Isbell: It has been a wonderful experience becoming the new Dean of Computing. Perhaps the most important part of the last few months has been the chance to really engage in the larger computing community, not just our alumni and supporters, but those who have not had the opportunities to engage fully in the digital ecosystem.

It has reinforced my belief that institutions like Georgia Tech—public or otherwise—must figure out ways to engage everyone at all stages in their lives. Despite my further turn to administration I will continue to teach in the OMS programs for that reason, just as I will continue to give my time toward broadening participation in computing.

Epstein: And finally, as I conclude all of my TechCrunch interviews: how optimistic are you about our shared human future?
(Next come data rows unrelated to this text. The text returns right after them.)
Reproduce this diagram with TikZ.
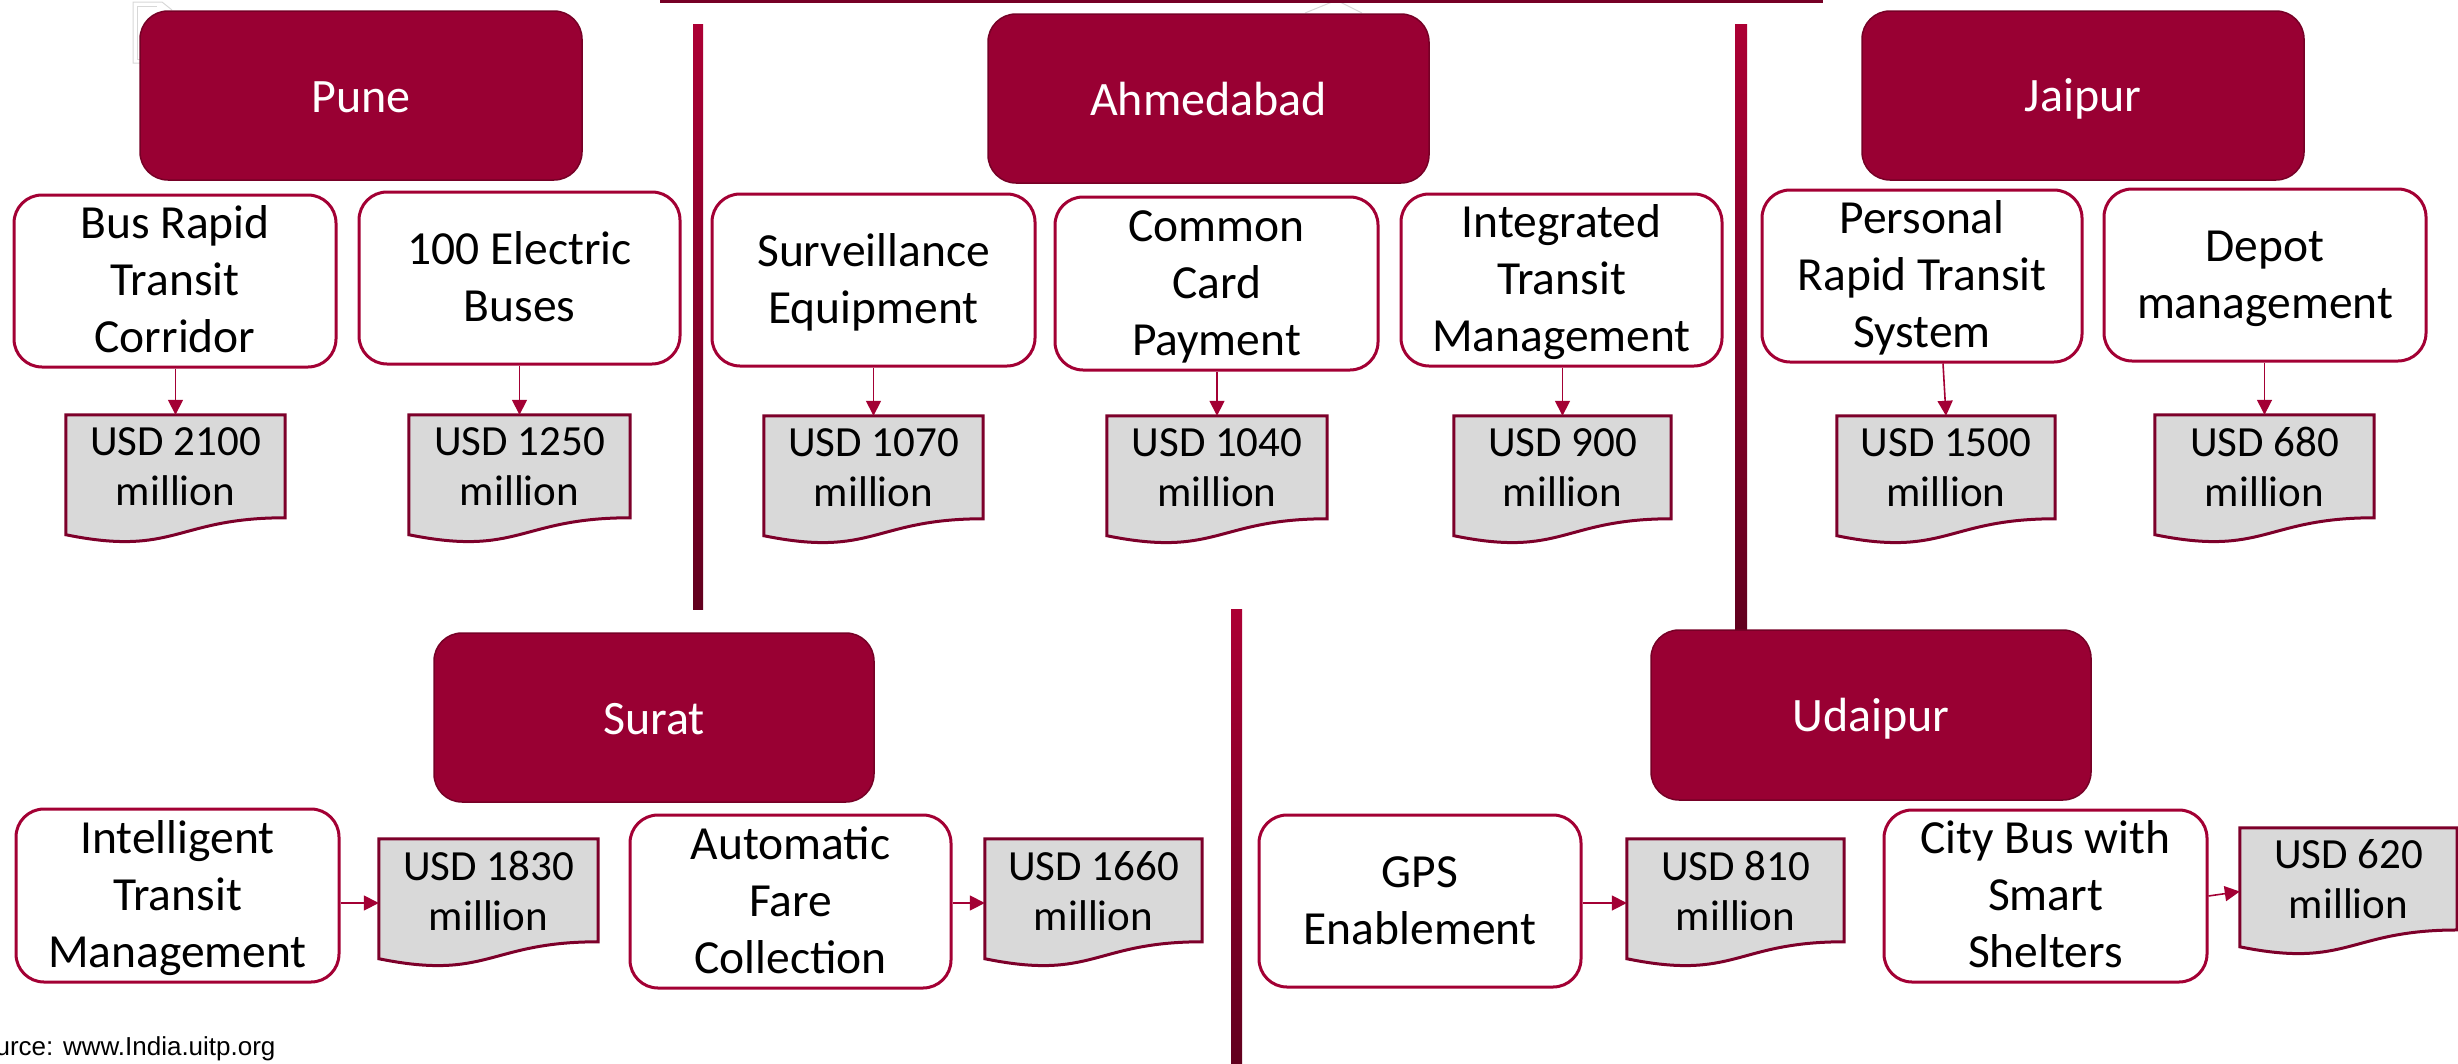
\documentclass[tikz,border=0pt]{standalone}
\usepackage{fontspec}
\setmainfont{Carlito}
\newfontfamily\arialf{Liberation Sans}
\usetikzlibrary{arrows.meta,backgrounds,calc}
\definecolor{crim}{RGB}{153,0,51}
\definecolor{crimdk}{RGB}{118,0,38}
\definecolor{wbord}{RGB}{163,0,52}
\definecolor{dbord}{RGB}{125,0,42}
\definecolor{docgray}{RGB}{217,217,217}
\definecolor{linetop}{RGB}{172,0,52}
\definecolor{linebot}{RGB}{98,0,30}
\definecolor{faint}{RGB}{215,215,215}
\newcommand\ws{\rule[-9pt]{0pt}{47pt}}
\newcommand\ds{\rule[-6pt]{0pt}{46pt}}
\newcommand\ms{\rule[-25pt]{0pt}{52pt}}
\newcommand\bigtxt{\fontsize{47.5}{57}\selectfont\lineskiplimit-1000pt\relax}
\newcommand\citytxt{\fontsize{48}{57}\selectfont\lineskiplimit-1000pt\relax}
\newcommand\doctxt{\fontsize{43}{50}\selectfont\lineskiplimit-1000pt\relax}
\newcommand\docshape[1]{%
  \path[fill=docgray, draw=dbord, line width=3pt, line join=miter]
  (#1.north west) -- (#1.north east) -- ($(#1.north east)!0.802!(#1.south east)$)
  .. controls ($(#1.north)!0.802!(#1.south)$) and ($(#1.north)!1.1075!(#1.south)$)
  .. ($(#1.north west)!0.934!(#1.south west)$) -- cycle;}
\tikzset{
  citybox/.style={rectangle, rounded corners=28pt, fill=crim, draw=crimdk, line width=1.5pt,
    text=white, font=\citytxt, inner sep=0pt,
    minimum width=441pt, minimum height=169pt},
  itembox/.style={rectangle, rounded corners=28pt, fill=white, draw=wbord, line width=3pt,
    align=center, font=\bigtxt, inner sep=0pt,
    minimum width=322pt, minimum height=172pt},
  costdoc/.style={rectangle, inner sep=0pt, align=center, font=\doctxt,
    minimum width=219pt, minimum height=128pt},
  arr/.style={draw=wbord, line width=1.6pt, -{Triangle[length=15pt,width=15pt]}},
  vbar/.style={top color=linetop, bottom color=linebot}
}
\begin{document}
\begin{tikzpicture}[x=1pt,y=-1pt]
\useasboundingbox (0,0) rectangle (2458,1063);
% faint artifacts
\draw[faint, line width=1pt] (141,63) -- (133,63) -- (133,2) -- (162,2) -- (172,10);
\draw[faint, line width=1pt] (141,59) -- (137,59) -- (137,6) -- (157,6);
\draw[faint, line width=1pt] (1305,13) -- (1332,2) -- (1340,2) -- (1362,13);
% top line
\fill[crimdk] (660,-3) rectangle (1823,2.5);
% vertical separators
\shade[vbar] (693,24) rectangle (703,609);
\shade[vbar] (1735,24) rectangle (1747,629);
\shade[vbar] (1231,609) rectangle (1242,1063);
% city boxes
\node[citybox, minimum width=442pt] (pune) at (361,95.5) {\ds Pune};
\node[citybox] (ahmd) at (1208.5,98.5) {\ds Ahmedabad};
\node[citybox, minimum width=442pt] (jaip) at (2083,95.5) {\ds Jaipur};
\node[citybox, minimum width=440pt] (sura) at (654,717.5) {\ds Surat};
\node[citybox, minimum width=440pt, minimum height=170pt] (udai) at (1871,715) {\ds Udaipur};
% item boxes
\node[itembox] (brt) at (175,281) {\ws Bus Rapid\\\ws Transit\\\ws Corridor};
\node[itembox, minimum width=321pt] (ebus) at (519.5,278) {\ws 100 Electric\\\ws Buses};
\node[itembox, minimum width=323pt] (surv) at (873.5,280) {\ws Surveillance\\\ws Equipment};
\node[itembox, minimum width=323pt, minimum height=173pt] (ccp) at (1216.5,283.5) {\ws Common\\\ws Card\\\ws Payment};
\node[itembox, minimum width=321pt] (itm) at (1561.5,280) {\ws Integrated\\\ws Transit\\\ws Management};
\node[itembox, minimum width=320pt] (prt) at (1922,276) {\ws Personal\\\ws Rapid Transit\\\ws System};
\node[itembox] (depot) at (2265,275) {\ws Depot\\\ws management};
\node[itembox, minimum width=323pt, minimum height=173pt] (itms) at (177.5,895.5) {\ws Intelligent\\\ws Transit\\\ws Management};
\node[itembox, minimum width=321pt, minimum height=173pt] (afc) at (790.5,901.5) {\ws Automatic\\\ws Fare\\\ws Collection};
\node[itembox] (gps) at (1420,901) {\ws GPS\\\ws Enablement};
\node[itembox, minimum width=323pt] (cbus) at (2045.5,896) {\ws City Bus with\\\ws Smart\\\ws Shelters};
% cost documents
\node[costdoc] (c2100) at (175.5,479) {\ms USD 2100\\\ms million};
\node[costdoc, minimum width=221pt] (c1250) at (519.5,479) {\ms USD 1250\\\ms million};
\node[costdoc] (c1070) at (873.5,480) {\ms USD 1070\\\ms million};
\node[costdoc, minimum width=220pt] (c1040) at (1217,480) {\ms USD 1040\\\ms million};
\node[costdoc, minimum width=217pt] (c900) at (1562.5,480) {\ms USD 900\\\ms million};
\node[costdoc, minimum width=218pt] (c1500) at (1946,480) {\ms USD 1500\\\ms million};
\node[costdoc] (c680) at (2264.5,479) {\ms USD 680\\\ms million};
\node[costdoc] (c1830) at (488.5,903) {\ms USD 1830\\\ms million};
\node[costdoc, minimum width=217pt] (c1660) at (1093.5,903) {\ms USD 1660\\\ms million};
\node[costdoc, minimum width=217pt] (c810) at (1735.5,903) {\ms USD 810\\\ms million};
\node[costdoc, minimum width=217pt, minimum height=127pt] (c620) at (2348.5,891.5) {\ms USD 620\\\ms million};
\begin{pgfonlayer}{background}
\foreach \d in {c2100,c1250,c1070,c1040,c900,c1500,c680,c1830,c1660,c810,c620} {\docshape{\d}}
\end{pgfonlayer}
% connectors
\draw[arr] (c2100.north |- brt.south) -- (c2100.north);
\draw[arr] (c1250.north |- ebus.south) -- (c1250.north);
\draw[arr] (c1070.north |- surv.south) -- (c1070.north);
\draw[arr] (c1040.north |- ccp.south) -- (c1040.north);
\draw[arr] (c900.north |- itm.south) -- (c900.north);
\draw[arr] ($(prt.south)+(21,0)$) -- (c1500.north);
\draw[arr] (c680.north |- depot.south) -- (c680.north);
\draw[arr] (c1830.west -| itms.east) -- (c1830.west);
\draw[arr] (c1660.west -| afc.east) -- (c1660.west);
\draw[arr] (c810.west -| gps.east) -- (c810.west);
\draw[arr] (cbus.east) -- (c620.west);
% source
\node[anchor=base east, font=\arialf\fontsize{26}{30}\selectfont] (src) at (279,1055) {Source: www.India.uitp.org};
\end{tikzpicture}
\end{document}
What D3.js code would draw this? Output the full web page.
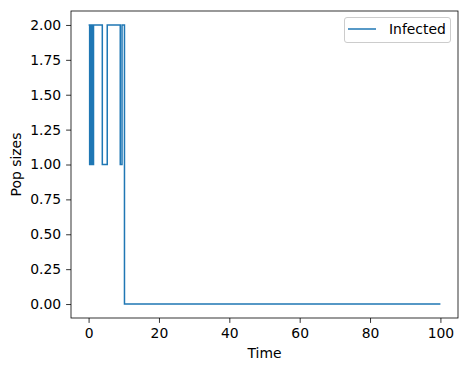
<!DOCTYPE html>
<html>
<head>
<meta charset="utf-8">
<script src="https://cdn.jsdelivr.net/npm/d3@7"></script>
<style>
  body { margin: 0; background: #fff; }
  svg { font-family: "DejaVu Sans", sans-serif; }
</style>
</head>
<body>
<svg id="chart" width="467" height="371"></svg>
<script>
// step data (steps-post): time of change, and value after it
var times  = [0, 0.3, 0.5, 0.8, 1.0, 1.2, 1.4, 3.9, 5.3, 9.0, 9.5, 10.2, 100];
var values = [2, 1,   2,   1,   2,   1,   2,   1,   2,   1,   2,   0,    0];
var seriesName = "Infected";
var xTicks = [0, 20, 40, 60, 80, 100];
var yTicks = [0, 0.25, 0.5, 0.75, 1.0, 1.25, 1.5, 1.75, 2.0];

var svg = d3.select("#chart");
var mLeft = 71, mTop = 11, mRight = 458, mBottom = 318;

var x = d3.scaleLinear().domain([-5, 105]).range([mLeft, mRight]);
var y = d3.scaleLinear().domain([-0.1, 2.1]).range([mBottom, mTop]);

var data = times.map(function(t, i) { return {t: t, v: values[i]}; });

var line = d3.line()
    .x(function(d) { return x(d.t); })
    .y(function(d) { return y(d.v); })
    .curve(d3.curveStepAfter);

svg.append("path")
    .datum(data)
    .attr("fill", "none")
    .attr("stroke", "#1f77b4")
    .attr("stroke-width", 1.5)
    .attr("d", line);

// axes
var xAxis = svg.append("g")
    .attr("transform", "translate(0," + mBottom + ")")
    .call(d3.axisBottom(x).tickValues(xTicks).tickSize(4.9).tickPadding(4.9).tickFormat(d3.format("d")));
var yAxis = svg.append("g")
    .attr("transform", "translate(" + mLeft + ",0)")
    .call(d3.axisLeft(y).tickValues(yTicks).tickSize(4.9).tickPadding(4.9).tickFormat(d3.format(".2f")));

[xAxis, yAxis].forEach(function(g) {
  g.select(".domain").remove();
  g.selectAll("line").attr("stroke", "#000").attr("stroke-width", 0.8);
  g.selectAll("text").attr("fill", "#000").style("font-size", "13.9px")
    .style("font-family", "DejaVu Sans, sans-serif");
});

// frame
svg.append("rect")
    .attr("x", mLeft).attr("y", mTop)
    .attr("width", mRight - mLeft).attr("height", mBottom - mTop)
    .attr("fill", "none").attr("stroke", "#000").attr("stroke-width", 0.8);

// labels
svg.append("text")
    .attr("x", (mLeft + mRight) / 2).attr("y", 358)
    .attr("text-anchor", "middle")
    .style("font-size", "13.9px")
    .text("Time");
svg.append("text")
    .attr("transform", "translate(21," + ((mTop + mBottom) / 2) + ") rotate(-90)")
    .attr("text-anchor", "middle")
    .style("font-size", "13.9px")
    .text("Pop sizes");

// legend
var lg = svg.append("g");
lg.append("rect")
    .attr("x", 344.5).attr("y", 17.5).attr("width", 106).attr("height", 25)
    .attr("rx", 2.5)
    .attr("fill", "#fff").attr("fill-opacity", 0.8)
    .attr("stroke", "#ccc").attr("stroke-width", 1);
lg.append("line")
    .attr("x1", 348).attr("x2", 376).attr("y1", 29).attr("y2", 29)
    .attr("stroke", "#1f77b4").attr("stroke-width", 1.5);
lg.append("text")
    .attr("x", 389).attr("y", 34)
    .style("font-size", "13.9px")
    .text(seriesName);
</script>
</body>
</html>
Isbell: I’m as optimistic about it as I was 15 or 20 years ago. I actually think, at least from the point of view of technology, that we’re headed in a relatively good place.

Here’s what I think our fundamental problem is, when you talk about our shared human or shared human future: our problems are exponential. They grow, like that (makes gesture indicating an exponential growth curve).

Almost all of our solutions, whether they’re political or they’re raising enough teachers to teach people or whatever, they’re linear. Linear grows, well, like a line. Exponential grows…exponentially. And at some point the exponential problem is so far ahead of the linear solution, you have no hope in solving it, ever.

The only way to fix that is, stop thinking linearly and do some kind of major disruption. I think we’re still capable of that disruption. Whether you’re talking about climate, education, equity, our politics. We can still have that disruption.

I’m very optimistic we will have that disruption and the right thing will happen. But it is by no means, by no means a guarantee.

Epstein: Thank you very much! I’ll be following your work and wishing you success.